- WRITTEN TASK
Repeat the material below exactly, with no pictures.

- PROVIDED DATA
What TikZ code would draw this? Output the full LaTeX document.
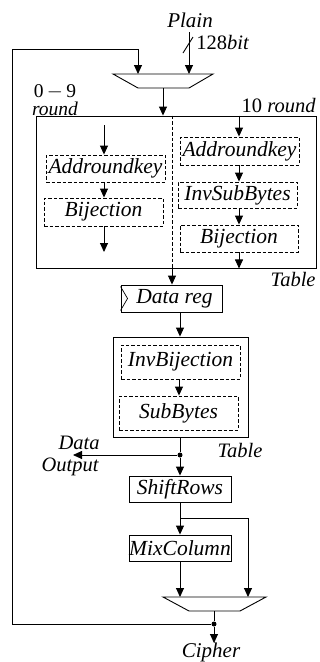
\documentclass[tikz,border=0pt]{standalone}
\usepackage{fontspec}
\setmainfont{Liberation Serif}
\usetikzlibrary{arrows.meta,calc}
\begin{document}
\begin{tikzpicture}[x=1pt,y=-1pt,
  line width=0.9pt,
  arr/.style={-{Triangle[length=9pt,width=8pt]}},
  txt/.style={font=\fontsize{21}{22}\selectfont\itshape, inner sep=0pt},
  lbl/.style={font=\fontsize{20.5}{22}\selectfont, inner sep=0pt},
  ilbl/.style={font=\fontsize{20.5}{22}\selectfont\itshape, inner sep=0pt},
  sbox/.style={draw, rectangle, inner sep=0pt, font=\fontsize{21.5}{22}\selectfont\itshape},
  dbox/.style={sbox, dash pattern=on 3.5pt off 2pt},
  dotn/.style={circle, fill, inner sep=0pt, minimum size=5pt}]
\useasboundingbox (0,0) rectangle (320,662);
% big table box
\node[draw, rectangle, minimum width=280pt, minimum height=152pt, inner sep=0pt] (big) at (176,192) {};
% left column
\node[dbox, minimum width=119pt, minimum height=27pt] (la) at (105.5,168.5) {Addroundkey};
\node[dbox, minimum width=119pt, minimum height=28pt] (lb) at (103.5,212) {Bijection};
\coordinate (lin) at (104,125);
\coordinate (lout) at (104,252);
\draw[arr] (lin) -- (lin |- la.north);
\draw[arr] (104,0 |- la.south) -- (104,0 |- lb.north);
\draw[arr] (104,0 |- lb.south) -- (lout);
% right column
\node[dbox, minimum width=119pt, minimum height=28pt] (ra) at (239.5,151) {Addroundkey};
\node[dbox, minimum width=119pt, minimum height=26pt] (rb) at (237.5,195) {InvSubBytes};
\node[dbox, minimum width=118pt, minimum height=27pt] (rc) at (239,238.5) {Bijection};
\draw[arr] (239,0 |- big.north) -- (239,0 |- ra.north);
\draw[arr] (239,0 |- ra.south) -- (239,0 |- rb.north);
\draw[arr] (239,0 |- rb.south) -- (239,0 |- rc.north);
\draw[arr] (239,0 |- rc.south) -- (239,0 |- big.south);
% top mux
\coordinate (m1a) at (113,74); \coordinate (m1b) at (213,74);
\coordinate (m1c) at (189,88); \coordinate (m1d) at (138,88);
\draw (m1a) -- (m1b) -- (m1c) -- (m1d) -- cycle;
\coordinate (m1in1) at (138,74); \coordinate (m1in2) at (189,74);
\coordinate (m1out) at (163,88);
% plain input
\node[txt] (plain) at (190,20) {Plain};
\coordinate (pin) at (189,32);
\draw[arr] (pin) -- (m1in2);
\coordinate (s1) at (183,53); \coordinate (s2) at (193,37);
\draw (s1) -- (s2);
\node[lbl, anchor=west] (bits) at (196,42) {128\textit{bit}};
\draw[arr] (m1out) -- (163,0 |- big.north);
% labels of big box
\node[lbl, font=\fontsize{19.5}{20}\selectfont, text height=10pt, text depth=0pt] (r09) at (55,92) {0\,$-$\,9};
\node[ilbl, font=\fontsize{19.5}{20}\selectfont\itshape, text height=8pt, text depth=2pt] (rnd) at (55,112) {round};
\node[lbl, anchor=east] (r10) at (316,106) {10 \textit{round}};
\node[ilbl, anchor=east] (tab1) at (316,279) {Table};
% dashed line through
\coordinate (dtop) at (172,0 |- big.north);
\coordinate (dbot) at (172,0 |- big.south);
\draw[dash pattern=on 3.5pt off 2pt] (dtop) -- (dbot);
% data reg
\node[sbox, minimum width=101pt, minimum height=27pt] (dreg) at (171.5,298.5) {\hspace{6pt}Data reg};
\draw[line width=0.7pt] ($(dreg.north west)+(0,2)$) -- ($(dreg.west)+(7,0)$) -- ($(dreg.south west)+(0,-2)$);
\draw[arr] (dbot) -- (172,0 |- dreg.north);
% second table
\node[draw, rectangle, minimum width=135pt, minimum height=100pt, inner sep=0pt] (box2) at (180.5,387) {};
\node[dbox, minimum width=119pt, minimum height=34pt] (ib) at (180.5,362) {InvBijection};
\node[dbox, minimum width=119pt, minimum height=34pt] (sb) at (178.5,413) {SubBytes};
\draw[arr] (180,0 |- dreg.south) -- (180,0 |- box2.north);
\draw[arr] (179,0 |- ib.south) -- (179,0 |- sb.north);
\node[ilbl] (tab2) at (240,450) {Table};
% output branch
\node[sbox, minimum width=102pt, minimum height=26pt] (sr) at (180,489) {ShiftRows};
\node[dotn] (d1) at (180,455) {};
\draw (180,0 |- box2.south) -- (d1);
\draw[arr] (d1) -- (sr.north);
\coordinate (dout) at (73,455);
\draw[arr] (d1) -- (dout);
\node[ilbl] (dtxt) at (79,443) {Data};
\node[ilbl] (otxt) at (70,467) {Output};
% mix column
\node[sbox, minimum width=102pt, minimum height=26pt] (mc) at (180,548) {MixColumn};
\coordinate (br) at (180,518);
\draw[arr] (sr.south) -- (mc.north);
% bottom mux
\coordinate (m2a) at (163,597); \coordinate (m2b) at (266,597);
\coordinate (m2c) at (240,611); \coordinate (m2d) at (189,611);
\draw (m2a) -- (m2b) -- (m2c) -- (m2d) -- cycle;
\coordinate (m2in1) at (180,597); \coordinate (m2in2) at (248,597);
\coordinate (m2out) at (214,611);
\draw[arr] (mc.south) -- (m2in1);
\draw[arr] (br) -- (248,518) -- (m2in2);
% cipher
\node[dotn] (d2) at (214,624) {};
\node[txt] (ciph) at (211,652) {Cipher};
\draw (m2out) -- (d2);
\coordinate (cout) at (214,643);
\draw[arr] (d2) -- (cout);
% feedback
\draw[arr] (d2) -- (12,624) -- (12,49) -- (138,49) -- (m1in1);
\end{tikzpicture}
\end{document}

- ANSWER FOR THIS EXERCISE
What TikZ code would draw this? Output the full LaTeX document.
\documentclass[tikz,border=0pt]{standalone}
\usepackage{fontspec}
\setmainfont{Liberation Serif}
\usetikzlibrary{arrows.meta,calc}
\begin{document}
\begin{tikzpicture}[x=1pt,y=-1pt,
  line width=0.9pt,
  arr/.style={-{Triangle[length=9pt,width=8pt]}},
  txt/.style={font=\fontsize{21}{22}\selectfont\itshape, inner sep=0pt},
  lbl/.style={font=\fontsize{20.5}{22}\selectfont, inner sep=0pt},
  ilbl/.style={font=\fontsize{20.5}{22}\selectfont\itshape, inner sep=0pt},
  sbox/.style={draw, rectangle, inner sep=0pt, font=\fontsize{21.5}{22}\selectfont\itshape},
  dbox/.style={sbox, dash pattern=on 3.5pt off 2pt},
  dotn/.style={circle, fill, inner sep=0pt, minimum size=5pt}]
\useasboundingbox (0,0) rectangle (320,662);
% big table box
\node[draw, rectangle, minimum width=280pt, minimum height=152pt, inner sep=0pt] (big) at (176,192) {};
% left column
\node[dbox, minimum width=119pt, minimum height=27pt] (la) at (105.5,168.5) {Addroundkey};
\node[dbox, minimum width=119pt, minimum height=28pt] (lb) at (103.5,212) {Bijection};
\coordinate (lin) at (104,125);
\coordinate (lout) at (104,252);
\draw[arr] (lin) -- (lin |- la.north);
\draw[arr] (104,0 |- la.south) -- (104,0 |- lb.north);
\draw[arr] (104,0 |- lb.south) -- (lout);
% right column
\node[dbox, minimum width=119pt, minimum height=28pt] (ra) at (239.5,151) {Addroundkey};
\node[dbox, minimum width=119pt, minimum height=26pt] (rb) at (237.5,195) {InvSubBytes};
\node[dbox, minimum width=118pt, minimum height=27pt] (rc) at (239,238.5) {Bijection};
\draw[arr] (239,0 |- big.north) -- (239,0 |- ra.north);
\draw[arr] (239,0 |- ra.south) -- (239,0 |- rb.north);
\draw[arr] (239,0 |- rb.south) -- (239,0 |- rc.north);
\draw[arr] (239,0 |- rc.south) -- (239,0 |- big.south);
% top mux
\coordinate (m1a) at (113,74); \coordinate (m1b) at (213,74);
\coordinate (m1c) at (189,88); \coordinate (m1d) at (138,88);
\draw (m1a) -- (m1b) -- (m1c) -- (m1d) -- cycle;
\coordinate (m1in1) at (138,74); \coordinate (m1in2) at (189,74);
\coordinate (m1out) at (163,88);
% plain input
\node[txt] (plain) at (190,20) {Plain};
\coordinate (pin) at (189,32);
\draw[arr] (pin) -- (m1in2);
\coordinate (s1) at (183,53); \coordinate (s2) at (193,37);
\draw (s1) -- (s2);
\node[lbl, anchor=west] (bits) at (196,42) {128\textit{bit}};
\draw[arr] (m1out) -- (163,0 |- big.north);
% labels of big box
\node[lbl, font=\fontsize{19.5}{20}\selectfont, text height=10pt, text depth=0pt] (r09) at (55,92) {0\,$-$\,9};
\node[ilbl, font=\fontsize{19.5}{20}\selectfont\itshape, text height=8pt, text depth=2pt] (rnd) at (55,112) {round};
\node[lbl, anchor=east] (r10) at (316,106) {10 \textit{round}};
\node[ilbl, anchor=east] (tab1) at (316,279) {Table};
% dashed line through
\coordinate (dtop) at (172,0 |- big.north);
\coordinate (dbot) at (172,0 |- big.south);
\draw[dash pattern=on 3.5pt off 2pt] (dtop) -- (dbot);
% data reg
\node[sbox, minimum width=101pt, minimum height=27pt] (dreg) at (171.5,298.5) {\hspace{6pt}Data reg};
\draw[line width=0.7pt] ($(dreg.north west)+(0,2)$) -- ($(dreg.west)+(7,0)$) -- ($(dreg.south west)+(0,-2)$);
\draw[arr] (dbot) -- (172,0 |- dreg.north);
% second table
\node[draw, rectangle, minimum width=135pt, minimum height=100pt, inner sep=0pt] (box2) at (180.5,387) {};
\node[dbox, minimum width=119pt, minimum height=34pt] (ib) at (180.5,362) {InvBijection};
\node[dbox, minimum width=119pt, minimum height=34pt] (sb) at (178.5,413) {SubBytes};
\draw[arr] (180,0 |- dreg.south) -- (180,0 |- box2.north);
\draw[arr] (179,0 |- ib.south) -- (179,0 |- sb.north);
\node[ilbl] (tab2) at (240,450) {Table};
% output branch
\node[sbox, minimum width=102pt, minimum height=26pt] (sr) at (180,489) {ShiftRows};
\node[dotn] (d1) at (180,455) {};
\draw (180,0 |- box2.south) -- (d1);
\draw[arr] (d1) -- (sr.north);
\coordinate (dout) at (73,455);
\draw[arr] (d1) -- (dout);
\node[ilbl] (dtxt) at (79,443) {Data};
\node[ilbl] (otxt) at (70,467) {Output};
% mix column
\node[sbox, minimum width=102pt, minimum height=26pt] (mc) at (180,548) {MixColumn};
\coordinate (br) at (180,518);
\draw[arr] (sr.south) -- (mc.north);
% bottom mux
\coordinate (m2a) at (163,597); \coordinate (m2b) at (266,597);
\coordinate (m2c) at (240,611); \coordinate (m2d) at (189,611);
\draw (m2a) -- (m2b) -- (m2c) -- (m2d) -- cycle;
\coordinate (m2in1) at (180,597); \coordinate (m2in2) at (248,597);
\coordinate (m2out) at (214,611);
\draw[arr] (mc.south) -- (m2in1);
\draw[arr] (br) -- (248,518) -- (m2in2);
% cipher
\node[dotn] (d2) at (214,624) {};
\node[txt] (ciph) at (211,652) {Cipher};
\draw (m2out) -- (d2);
\coordinate (cout) at (214,643);
\draw[arr] (d2) -- (cout);
% feedback
\draw[arr] (d2) -- (12,624) -- (12,49) -- (138,49) -- (m1in1);
\end{tikzpicture}
\end{document}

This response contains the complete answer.